Friday, September 10, 2021

From History, We Learn

  In Celtic cultures, harsh material conditions made cooperation a necessity rather than a choice, in order to survive. Fishing and subsistence farming was the mainstay of communities. The land was held in common. Each family was allocated a field – the size and needs of the family determined the size of the field. Field ownership was not permanent but changed over time according to need. Peat was also held in common and allocated on the same basis. Fishing was organised on a communal basis. There were very little monetary relations between members of the Celtic communities. People were bound to each other by close ties of clanship and interdependence. Co-operation was at the core of all activity. Collective decisions were made at people’s assemblies where the issues concerning the community were discussed. Votes were not taken but issues were discussed until a consensus was reached.
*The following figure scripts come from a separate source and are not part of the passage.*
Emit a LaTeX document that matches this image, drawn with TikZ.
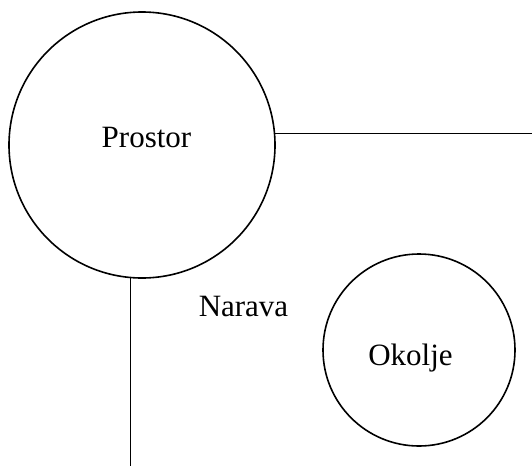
\documentclass[tikz,border=0pt]{standalone}
\usepackage{fontspec}
\setmainfont{Liberation Serif}
\usetikzlibrary{calc}

\begin{document}
\begin{tikzpicture}[x=1pt,y=-1pt]
	\useasboundingbox (0,0) rectangle (532,466);
	\begin{scope}[every node/.style={circle,draw=black,line width=1.6pt,inner sep=0pt}]
		\node[minimum size=266pt] (prostor) at (142,145) {};
		\node[minimum size=192pt] (okolje) at (419,350) {};
	\end{scope}

	\begin{scope}[every node/.style={anchor=base,inner sep=0pt,font=\fontsize{31}{37}\selectfont}]
		\node (tprostor) at (146.5,147.5) {Prostor};
		\node (tnarava) at (243.5,316.5) {Narava};
		\node (tokolje) at (410.5,365) {Okolje};
	\end{scope}

	\coordinate (desno) at (532,133);
	\coordinate (spodaj) at (130,466);
	\begin{scope}[line width=1.6pt]
		\draw (prostor.5) -- (prostor.5 -| desno);
		\draw (prostor.265) -- (prostor.265 |- spodaj);
	\end{scope}
\end{tikzpicture}
\end{document}
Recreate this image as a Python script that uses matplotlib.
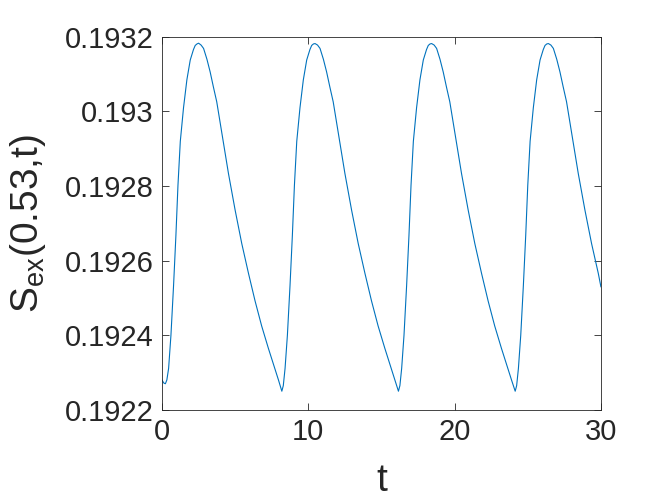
import numpy as np
import matplotlib
matplotlib.use("Agg")
import matplotlib.pyplot as plt
from matplotlib.ticker import FuncFormatter

plt.rcParams['font.family'] = ['Liberation Sans', 'DejaVu Sans']
plt.rcParams['mathtext.default'] = 'regular'

# values, cycle by cycle
t_vals = [0.00, 0.12, 0.23,
          0.33, 0.45, 0.61, 0.79, 0.95, 1.09, 1.25, 1.36, 1.47, 1.59, 1.70, 1.93, 2.15, 2.27, 2.39, 2.50, 2.67, 2.84,
          3.07, 3.29, 3.51, 3.74, 4.15, 4.54, 5.00, 5.45, 5.91, 6.36, 6.81, 7.27, 7.73, 7.96, 8.19,
          8.29, 8.41, 8.57, 8.75, 8.91, 9.05, 9.21, 9.32, 9.43, 9.55, 9.66, 9.89, 10.11, 10.23, 10.35, 10.46, 10.63, 10.80,
          11.03, 11.25, 11.47, 11.70, 12.11, 12.50, 12.96, 13.41, 13.87, 14.32, 14.77, 15.23, 15.69, 15.92, 16.16,
          16.26, 16.38, 16.54, 16.72, 16.88, 17.02, 17.18, 17.29, 17.40, 17.52, 17.63, 17.86, 18.08, 18.20, 18.32, 18.43, 18.60, 18.77,
          19.00, 19.22, 19.44, 19.67, 20.08, 20.47, 20.93, 21.38, 21.84, 22.29, 22.74, 23.20, 23.66, 23.89, 24.14,
          24.24, 24.36, 24.52, 24.70, 24.86, 25.00, 25.16, 25.27, 25.38, 25.50, 25.61, 25.84, 26.06, 26.18, 26.30, 26.41, 26.58, 26.75,
          26.98, 27.20, 27.42, 27.65, 28.06, 28.45, 28.91, 29.36, 29.82, 30.00]
s_vals = [0.192280, 0.192272, 0.192270,
          0.192280, 0.192311, 0.192400, 0.192534, 0.192668, 0.192802, 0.192920, 0.192965, 0.193010, 0.193050, 0.193085, 0.193138, 0.193166, 0.193177, 0.193181, 0.193183, 0.193178, 0.193169,
          0.193140, 0.193106, 0.193066, 0.193026, 0.192928, 0.192834, 0.192735, 0.192646, 0.192566, 0.192492, 0.192425, 0.192365, 0.192308, 0.192280, 0.192250,
          0.192265, 0.192311, 0.192400, 0.192534, 0.192668, 0.192802, 0.192920, 0.192965, 0.193010, 0.193050, 0.193085, 0.193138, 0.193166, 0.193177, 0.193181, 0.193182, 0.193178, 0.193169,
          0.193140, 0.193106, 0.193066, 0.193026, 0.192928, 0.192834, 0.192735, 0.192646, 0.192566, 0.192492, 0.192425, 0.192365, 0.192308, 0.192280, 0.192250,
          0.192265, 0.192311, 0.192400, 0.192534, 0.192668, 0.192802, 0.192920, 0.192965, 0.193010, 0.193050, 0.193085, 0.193138, 0.193166, 0.193177, 0.193181, 0.193182, 0.193178, 0.193169,
          0.193140, 0.193106, 0.193066, 0.193026, 0.192928, 0.192834, 0.192735, 0.192646, 0.192566, 0.192492, 0.192425, 0.192365, 0.192308, 0.192280, 0.192250,
          0.192265, 0.192311, 0.192400, 0.192534, 0.192668, 0.192802, 0.192920, 0.192965, 0.193010, 0.193050, 0.193085, 0.193138, 0.193166, 0.193177, 0.193181, 0.193182, 0.193178, 0.193169,
          0.193140, 0.193106, 0.193066, 0.193026, 0.192928, 0.192834, 0.192735, 0.192646, 0.192566, 0.192530]

x_ticks = [0, 10, 20, 30]
y_ticks = [0.1922, 0.1924, 0.1926, 0.1928, 0.1930, 0.1932]

axcol = '#262626'

fig = plt.figure(figsize=(6.64, 4.98), dpi=100)
ax = fig.add_axes([0.244, 0.177, 0.661, 0.749])
ax.plot(t_vals, s_vals, color='#0072BD', lw=0.8)

ax.set_xlim(0, 30)
ax.set_ylim(0.1922, 0.1932)
ax.set_xticks(x_ticks)
ax.set_yticks(y_ticks)
ax.yaxis.set_major_formatter(FuncFormatter(lambda v, p: '%g' % round(v, 4)))
ax.tick_params(direction='in', length=5, width=0.6, colors=axcol, labelsize=21,
               top=True, right=True, pad=6)
for sp in ax.spines.values():
    sp.set_color(axcol)
    sp.set_linewidth(0.6)

ax.set_xlabel('t', fontsize=28, color=axcol, labelpad=12)
ax.set_ylabel(r'S$_{ex}$(0.53,t)', fontsize=28, color=axcol, labelpad=12)

fig.savefig('out.png', dpi=100)
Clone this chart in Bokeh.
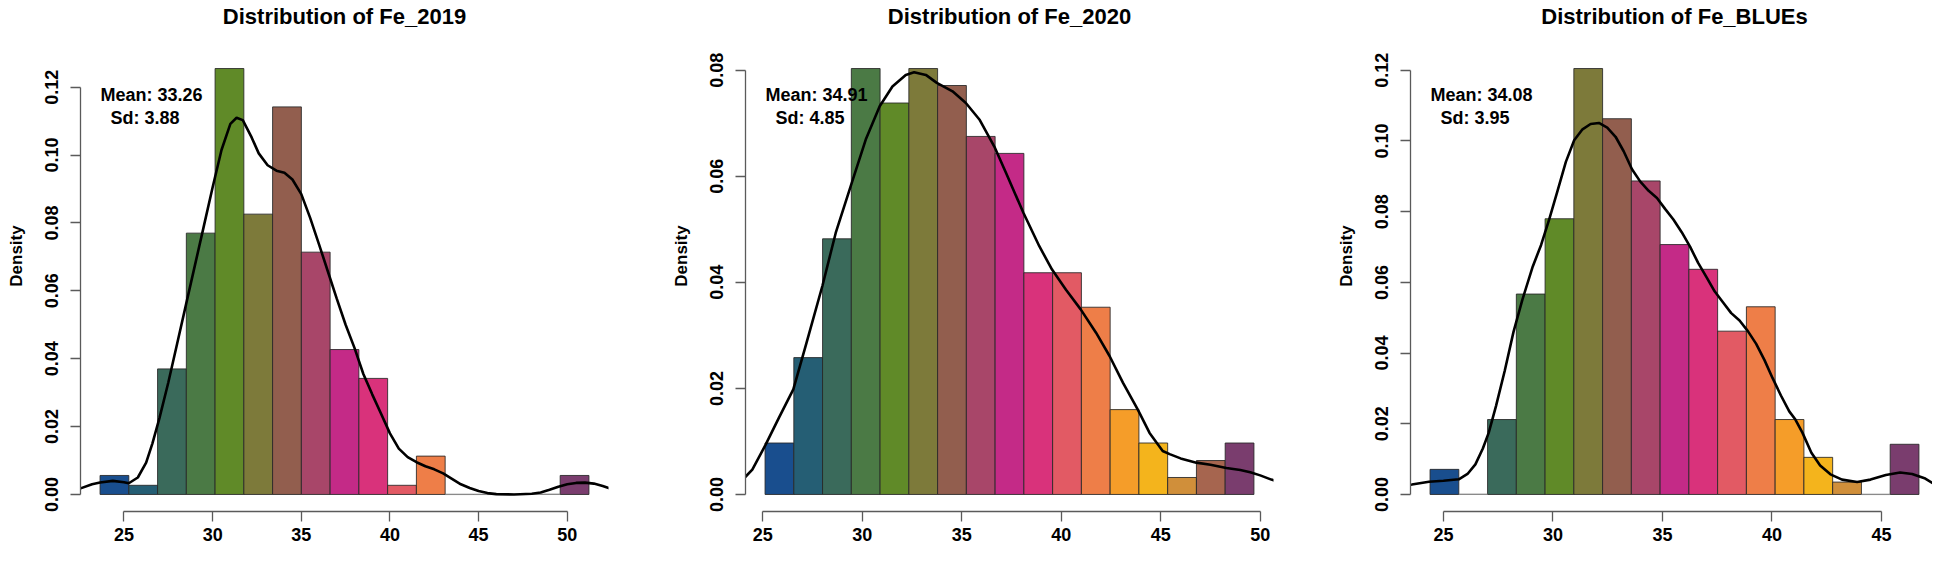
from bokeh.plotting import figure
from bokeh.layouts import row
from bokeh.models import Range1d, LinearAxis, FixedTicker, NumeralTickFormatter, ColumnDataSource
from bokeh.embed import file_html
from bokeh.resources import INLINE
from bokeh.core.properties import value

FONT = "Liberation Sans"

# ---------------- data ----------------
bar_colors = ["#194e8e", "#255e74", "#3a6a5b", "#4b7a45", "#608a28", "#7d7a3a",
              "#925e4e", "#a84669", "#c42a87", "#d9327b", "#e25a64", "#ee7e48",
              "#f59d29", "#f4b41c", "#d08f3a", "#a6654f", "#7a3d6e"]

titles = ["Distribution of Fe_2019", "Distribution of Fe_2020", "Distribution of Fe_BLUEs"]
mean_labels = ["Mean: 33.26", "Mean: 34.91", "Mean: 34.08"]
sd_labels = ["Sd: 3.88", "Sd: 4.85", "Sd: 3.95"]
y_label = "Density"

# Fe_2019
fe2019_bin_start = 23.65
fe2019_bin_width = 1.622
fe2019_density = [0.0056, 0.0027, 0.0370, 0.0770, 0.1255, 0.0826, 0.1142, 0.0714,
                  0.0427, 0.0342, 0.0027, 0.0113, 0.0, 0.0, 0.0, 0.0, 0.0056]
fe2019_kde_x = [22.3, 22.55, 23.2, 23.65, 24.37, 25.0, 25.27, 25.78, 26.25, 26.6, 27.0, 27.5,
                28.0, 28.5, 29.0, 29.5, 30.0, 30.5, 31.0, 31.35, 31.7, 32.2, 32.6, 33.1,
                33.6, 34.05, 34.5, 35.0, 35.5, 36.0, 36.5, 37.0, 37.5, 38.0, 38.5, 39.0,
                39.5, 40.0, 40.5, 41.0, 41.5, 42.0, 42.5, 43.0, 43.5, 44.0, 44.5, 45.0,
                45.5, 46.0, 47.0, 48.0, 48.5, 49.0, 49.5, 50.0, 50.5, 51.0, 51.5, 52.0, 52.5]
fe2019_kde_y = [0.0013, 0.0018, 0.0030, 0.0035, 0.0040, 0.0036, 0.0033, 0.0050, 0.0094, 0.0150,
                0.0225, 0.0330, 0.0445, 0.0560, 0.0675, 0.0790, 0.0905, 0.1015, 0.1092, 0.1110,
                0.1103, 0.1052, 0.1005, 0.0970, 0.0954, 0.0948, 0.0928, 0.0885, 0.0815, 0.0737,
                0.0657, 0.0577, 0.0500, 0.0432, 0.0355, 0.0295, 0.0238, 0.0180, 0.0135, 0.0110,
                0.0095, 0.0083, 0.0074, 0.0062, 0.0046, 0.0030, 0.0019, 0.0010, 0.0004, 0.0001,
                0.0, 0.0002, 0.0006, 0.0014, 0.0023, 0.0030, 0.0034, 0.0035, 0.0032, 0.0025, 0.0016]
fe2019_x_ticks = [25, 30, 35, 40, 45, 50]
fe2019_y_ticks = [0.0, 0.02, 0.04, 0.06, 0.08, 0.10, 0.12]

# Fe_2020
fe2020_bin_start = 25.12
fe2020_bin_width = 1.445
fe2020_density = [0.0097, 0.0258, 0.0482, 0.0803, 0.0738, 0.0803, 0.0771, 0.0675,
                  0.0643, 0.0418, 0.0418, 0.0353, 0.0160, 0.0097, 0.0032, 0.0064, 0.0097]
fe2020_kde_x = [24.0, 24.48, 25.15, 25.82, 26.54, 27.16, 28.0, 28.67, 29.42, 30.18, 30.88, 31.52,
                32.19, 32.61, 33.2, 33.75, 34.54, 35.21, 35.89, 36.64, 37.23, 38.1, 38.9, 39.54,
                40.24, 40.98, 41.75, 42.43, 43.1, 43.85, 44.44, 45.1, 45.45, 46.0, 46.79, 47.5,
                48.3, 49.0, 49.5, 50.0, 50.56, 50.9]
fe2020_kde_y = [0.0028, 0.0047, 0.0094, 0.0145, 0.0198, 0.0280, 0.0393, 0.0493, 0.0581, 0.0669,
                0.0732, 0.0769, 0.0791, 0.0796, 0.0791, 0.0776, 0.0760, 0.0738, 0.0707, 0.0656,
                0.0606, 0.0531, 0.0468, 0.0424, 0.0386, 0.0349, 0.0305, 0.0261, 0.0211, 0.0160,
                0.0116, 0.0082, 0.0076, 0.0068, 0.0060, 0.0056, 0.0050, 0.0046, 0.0042, 0.0036,
                0.0028, 0.0024]
fe2020_x_ticks = [25, 30, 35, 40, 45, 50]
fe2020_y_ticks = [0.0, 0.02, 0.04, 0.06, 0.08]

# Fe_BLUEs
blues_bin_start = 24.39
blues_bin_width = 1.313
blues_density = [0.0071, 0.0, 0.0212, 0.0567, 0.0780, 0.1205, 0.1063, 0.0887,
                 0.0707, 0.0637, 0.0462, 0.0531, 0.0212, 0.0105, 0.0035, 0.0, 0.0142]
blues_kde_x = [23.13, 23.56, 24.34, 25.0, 25.7, 26.1, 26.46, 26.8, 27.07, 27.4, 27.8, 28.2,
               28.6, 29.08, 29.46, 29.83, 30.21, 30.59, 30.97, 31.35, 31.72, 32.1, 32.48, 32.86,
               33.23, 33.61, 33.99, 34.37, 34.75, 35.12, 35.5, 35.88, 36.26, 36.63, 37.01, 37.39,
               37.77, 38.14, 38.52, 38.9, 39.28, 39.66, 40.03, 40.41, 40.79, 41.07, 41.39, 41.8,
               42.2, 42.67, 43.2, 43.89, 44.5, 45.2, 45.85, 46.4, 47.0, 47.37, 47.7]
blues_kde_y = [0.0024, 0.0028, 0.0036, 0.0039, 0.0043, 0.0058, 0.0085, 0.0130, 0.0175, 0.0250,
               0.0350, 0.0460, 0.0550, 0.0645, 0.0706, 0.0778, 0.0859, 0.0941, 0.1002, 0.1033,
               0.1048, 0.1051, 0.1038, 0.1012, 0.0971, 0.0920, 0.0885, 0.0859, 0.0839, 0.0808,
               0.0778, 0.0742, 0.0701, 0.0655, 0.0615, 0.0574, 0.0543, 0.0513, 0.0492, 0.0462,
               0.0426, 0.0380, 0.0329, 0.0280, 0.0235, 0.0212, 0.0175, 0.0118, 0.0082, 0.0057,
               0.0042, 0.0035, 0.0042, 0.0055, 0.0062, 0.0058, 0.0045, 0.0031, 0.0022]
blues_x_ticks = [25, 30, 35, 40, 45]
blues_y_ticks = [0.0, 0.02, 0.04, 0.06, 0.08, 0.10, 0.12]

# ---------------- layout constants ----------------
FRAME_W = 528      # width of the R plot region
REGION_H = 460     # height of the R plot region
TOP_SPACE = 51     # room above the plot region (title lives here, inside the frame)
BORDER_L = 80
BORDER_B = 37
AXIS_COL = "#5a5a5a"
EDGE_COL = "#262626"


def panel(title, bin_start, bin_width, density, kx, ky, xticks, yticks, mean_txt, sd_txt, fig_w):
    n = len(density)
    lefts = [bin_start + i * bin_width for i in range(n)]
    rights = [bin_start + (i + 1) * bin_width for i in range(n)]
    span = rights[-1] - lefts[0]
    x0 = lefts[0] - 0.04 * span
    x1 = rights[-1] + 0.04 * span
    top = max(density)
    y0, y1 = -0.04 * top, 1.04 * top
    fw = min(FRAME_W, fig_w - BORDER_L)
    x1v = x0 + (x1 - x0) * fw / FRAME_W
    px_x = fw / (x1v - x0)
    px_y = REGION_H / (y1 - y0)
    y1_ext = y1 + TOP_SPACE / px_y

    p = figure(frame_width=fw, frame_height=REGION_H + TOP_SPACE, title=None,
               x_range=Range1d(x0, x1v), y_range=Range1d(y0, y1_ext),
               min_border_left=BORDER_L, min_border_right=fig_w - BORDER_L - fw,
               min_border_top=0, min_border_bottom=BORDER_B,
               output_backend="svg", toolbar_location=None, tools="",
               x_axis_location=None, y_axis_location=None)
    p.outline_line_color = None
    p.grid.visible = False
    p.background_fill_color = "white"
    p.border_fill_color = "white"

    yax = LinearAxis(ticker=FixedTicker(ticks=yticks),
                     formatter=NumeralTickFormatter(format="0.00"),
                     bounds=(yticks[0], yticks[-1]), axis_label=y_label)
    xax = LinearAxis(ticker=FixedTicker(ticks=xticks), bounds=(xticks[0], xticks[-1]))
    for ax in (yax, xax):
        ax.axis_line_color = AXIS_COL
        ax.axis_line_width = 1.3
        ax.major_tick_line_color = AXIS_COL
        ax.major_tick_line_width = 1.3
        ax.major_tick_out = 10
        ax.major_tick_in = 0
        ax.minor_tick_line_color = None
        ax.major_label_text_font = FONT
        ax.major_label_text_font_size = "18px"
        ax.major_label_text_font_style = "bold"
        ax.major_label_text_color = "black"
    yax.major_label_orientation = "vertical"
    yax.major_label_standoff = 12
    yax.axis_label_text_font = FONT
    yax.axis_label_text_font_size = "17px"
    yax.axis_label_text_font_style = "bold"
    yax.axis_label_text_color = "black"
    yax.axis_label_standoff = 17
    xax.major_label_standoff = 6
    p.add_layout(yax, "left")
    p.add_layout(xax, "below")

    src = ColumnDataSource(dict(left=lefts, right=rights, top=density,
                                color=bar_colors[:n]))
    p.quad(left="left", right="right", bottom=0, top="top", source=src,
           fill_color="color", line_color=EDGE_COL, line_alpha=0.85, line_width=1)

    # empty bins are drawn by R as a flat outline along the baseline
    empty_l = [l for l, d in zip(lefts, density) if d == 0]
    empty_r = [r for r, d in zip(rights, density) if d == 0]
    if empty_l:
        p.segment(x0=empty_l, y0=[0] * len(empty_l), x1=empty_r, y1=[0] * len(empty_r),
                  line_color="#8a8a8a", line_width=1.2)

    p.line(kx, ky, line_color="black", line_width=2.6)

    def txt(x, y, s, size, align):
        p.text(x=[x], y=[y], text=[s], text_font=value(FONT), text_font_style="bold",
               text_font_size=size, text_baseline="alphabetic", text_align=align,
               text_color="black")

    # title centred over the full plot region, in the space above it
    txt((x0 + x1) / 2, y1 + 35 / px_y, title, "22px", "center")
    # mean / sd annotation
    txt(x0 + 20 / px_x, y1 - 43.6 / px_y, mean_txt, "18px", "left")
    txt(x0 + 30 / px_x, y1 - 66 / px_y, sd_txt, "18px", "left")
    return p


p1 = panel(titles[0], fe2019_bin_start, fe2019_bin_width, fe2019_density, fe2019_kde_x, fe2019_kde_y,
           fe2019_x_ticks, fe2019_y_ticks, mean_labels[0], sd_labels[0], 665)
p2 = panel(titles[1], fe2020_bin_start, fe2020_bin_width, fe2020_density, fe2020_kde_x, fe2020_kde_y,
           fe2020_x_ticks, fe2020_y_ticks, mean_labels[1], sd_labels[1], 665)
p3 = panel(titles[2], blues_bin_start, blues_bin_width, blues_density, blues_kde_x, blues_kde_y,
           blues_x_ticks, blues_y_ticks, mean_labels[2], sd_labels[2], 602)

layout = row(p1, p2, p3)
open("out.html", "w").write(file_html(layout, INLINE))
 Socialists have used the term primitive communism to describe these pre-class societies. There was no division of goods based on a top-down hierarchy. Rather, it was a society of mutual aid supporting and sustaining real humanity.


In the modern age, clans are associated with poverty and backwardness. The Georgian and Victorian generations appropriated a romantic sanitised version of the clan traditions of bagpipes, tartan and kilts. 


The time came when people saw in the newspapers things they were unable to make themselves and had to buy. To obtain them, money was needed, and all they had to sell was their labour-power. Their communal way of life was gone


Yet the past gives us an insight into the future – how people freed from the oppression of class society might live their lives – but this time in an age of plenty.